The imposing building atop a flight of stone stairs, flanked with two Niō guardians under a sakura and a maple tree, is the Fudō-dō hall of Shōbō-ji. It houses a striking reddish statue of Kasuga Fudō Myō’ō, “the immovable guardian”, revered as a protector from evil, and people pray here for safety and prosperity, recovery from illness, and protection from disasters. This is also a good vantage point to take in the surrounding landscape, including the temple’s pagoda and some newer statuary, as well as a round flowerbed curiously designed with a Sanskrit symbol. Behind the building you will find the Kasuga Inari shrine and a small waterfall with an arching red bridge next to it. On the other side of the Fudō-dō towards the Jizō statues another experience awaits: here you can listen to the suikinkutsu, or the water harp! Use the ladle to pour some water onto the stones below, put your ear to the end of the pipe, and check for yourself if the music produced by the drops reminds you of the sounds of a string instrument.

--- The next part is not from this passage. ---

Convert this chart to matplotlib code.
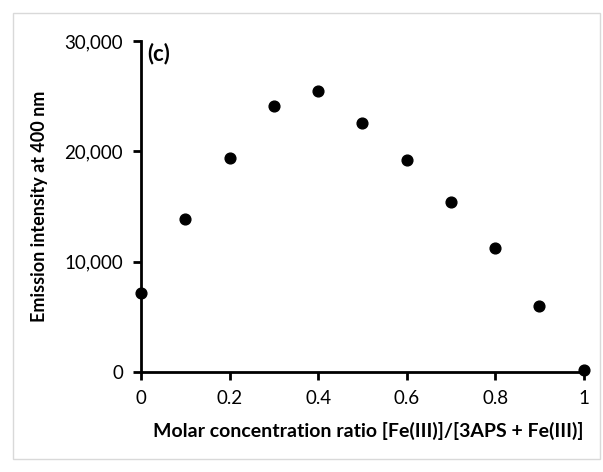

A bright vermilion pagoda crowned with a golden finial shaped like a bird of prey is a shining beacon visible from the approach to Shōbō-ji. Originally built at a site next to Kōdai-ji and Ryōzen Kannon temples in 1908 as a memorial to soldiers who perished in the First Sino-Japanese and Russo-Japanese wars, it was moved to its present spot around 2009. This two-story hexagonal pagoda is a relatively recent structure, but its architecture is based on ancient and medieval historical buildings and combines traditional and modern techniques. Take a closer look to admire the intricate metal decorations, the lacquerwork, the nameplate calligraphy, and the detailing of the roof.
The main hall at Shōbō-ji was reconstructed recently, but its foundation dates back to the Edo period. It faces a beautiful landscape garden spreading out towards the main gate and houses centuries-old Buddhist statuary, which can be considered one of the key attractions of the temple. The largest statue in the center is Sanmen Senju Kannon, a rare image of a thousand-armed Kannon with three faces. It was made in the early Kamakura period (about 800 years ago) and is 182 cm in height. Carved out of wood and plated with gold foil, it reflects the transition between Heian and Kamakura styles and is very well preserved. What makes this statue unusual is two other large faces (called kebutsu) on both sides of its main face. It is said that this way Kannon can face not only of the present, but also the past and the future.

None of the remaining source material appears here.